On pourrait donc assister maintenant à la suite de cette collaboration plus ou moins conflictuelle entre les islamistes et le pouvoir militaire. Un peu comme c'est le cas en Turquie, et comme cela a été le cas en Algérie dans le passé, l'armée pourrait se présenter comme la garante du maintien d'une certaine laïcité, du respect des minorités religieuses non musulmanes, sorte de rempart contre l'obscurantisme. Mais en Turquie cet affrontement est en grande partie factice, car l'armée au pouvoir a été la première à faciliter la croissance de la présence islamiste, dans laquelle elle voyait une assurance contre le développement des idées de gauche, voire révolutionnaires.
Au fond, il en est de même en Égypte, où la croissance du parti islamiste a été tolérée par les militaires depuis des années, au point que, si ceux-ci lui contestent encore aujourd'hui le fait d'exercer pleinement le pouvoir politique, on peut dire que depuis longtemps c'est ce parti qui a le pouvoir dans la société. Il suffit de voir comment le vendredi pas une rue du Caire n'échappe à la retransmission tonitruante des prêches des mosquées par des haut--parleurs installés à demeure, ou comment en quelques années le port du voile a été imposé presque unanimement aux femmes, la seule excuse pour ne pas le porter étant -- et encore -- le fait d'être chrétienne.
À l'image de l'élection présidentielle disputée entre un candidat islamiste et le candidat de l'armée, quinze mois après le départ de Moubarak, le pouvoir semble en voie de s'organiser entre une armée se présentant comme la garante d'un certain modernisme, et un parti obscurantiste se présentant comme la voix du peuple et son élu démocratique ; une situation ne laissant à la population que le choix de se demander lequel des deux partis est le plus à redouter.

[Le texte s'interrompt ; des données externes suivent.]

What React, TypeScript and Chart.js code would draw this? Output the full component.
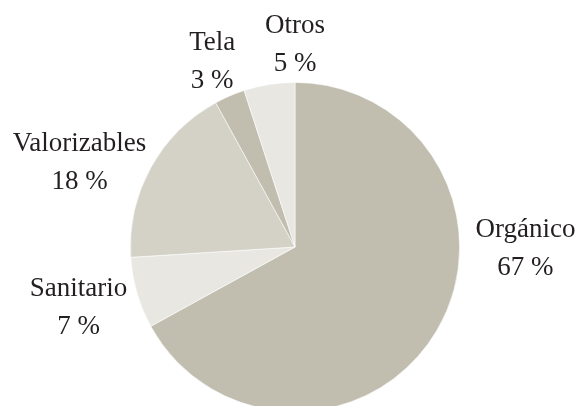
import React, { useEffect, useRef } from "react";
import { Chart, registerables } from "chart.js";

Chart.register(...registerables);

const categories = ["Orgánico", "Sanitario", "Valorizables", "Tela", "Otros"];
const values = [67, 7, 18, 3, 5];
const percentLabels = ["67 %", "7 %", "18 %", "3 %", "5 %"];
const sliceColors = ["#c1beb0", "#e8e7e2", "#d4d2c7", "#c1beb0", "#e8e7e2"];

// label anchor (first-line baseline centre) relative to pie centre, in px at radius 165
const labelOffsets = [
  [231, -10],
  [-217, 49],
  [-216, -96],
  [-83, -197],
  [0, -215],
];

const labelPlugin = {
  id: "sliceLabels",
  afterDraw(chart: any) {
    const ctx = chart.ctx;
    const meta = chart.getDatasetMeta(0);
    const arc = meta.data[0];
    if (!arc) return;
    const cx = arc.x;
    const cy = arc.y;
    const scale = arc.outerRadius / 165;
    ctx.save();
    ctx.fillStyle = "#231f20";
    ctx.textAlign = "center";
    ctx.textBaseline = "alphabetic";
    ctx.font = "27px 'Liberation Serif', serif";
    categories.forEach((c, i) => {
      const x = cx + labelOffsets[i][0] * scale;
      const y = cy + labelOffsets[i][1] * scale;
      ctx.fillText(c, x, y);
      ctx.fillText(percentLabels[i], x, y + 38);
    });
    ctx.restore();
  },
};

export default function App() {
  const ref = useRef<HTMLCanvasElement>(null);
  useEffect(() => {
    if (!ref.current) return;
    const chart = new Chart(ref.current, {
      type: "pie",
      data: {
        labels: categories,
        datasets: [
          {
            data: values,
            backgroundColor: sliceColors,
            borderColor: "rgba(255,255,255,0.7)",
            borderWidth: 0.8,
          },
        ],
      },
      options: {
        responsive: false,
        animation: false,
        layout: { padding: { top: 82, bottom: 18, left: 130, right: 121 } },
        plugins: {
          legend: { display: false },
          tooltip: { enabled: false },
        },
      },
      plugins: [labelPlugin],
    });
    return () => chart.destroy();
  }, []);
  return (
    <div
      style={{
        position: "fixed",
        left: 0,
        top: 0,
        width: 581,
        height: 406,
        overflow: "hidden",
        background: "#ffffff",
      }}
    >
      <canvas ref={ref} width={581} height={430} style={{ width: 581, height: 430, display: "block" }} />
    </div>
  );
}
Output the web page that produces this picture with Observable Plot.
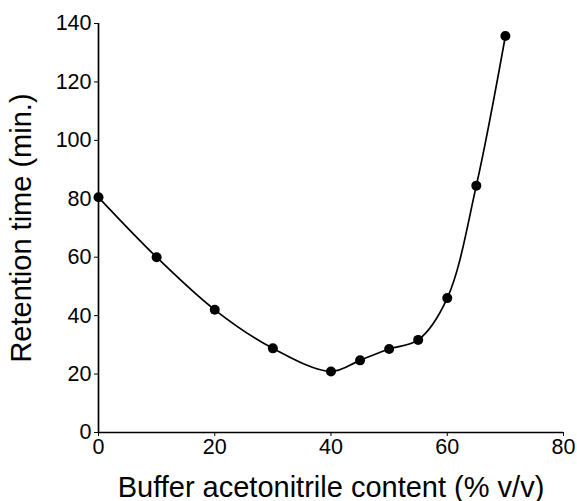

Car, justement, aucun des deux ne peut représenter les aspirations démocratiques et sociales qui avaient commencé à s'exprimer en janvier et février 2011 contre le pouvoir de Moubarak. La révolution reste à faire en Égypte, et elle devra s'affronter à ce qui apparaît désormais comme les deux facettes du pouvoir de la bourgeoisie et de l'impérialisme.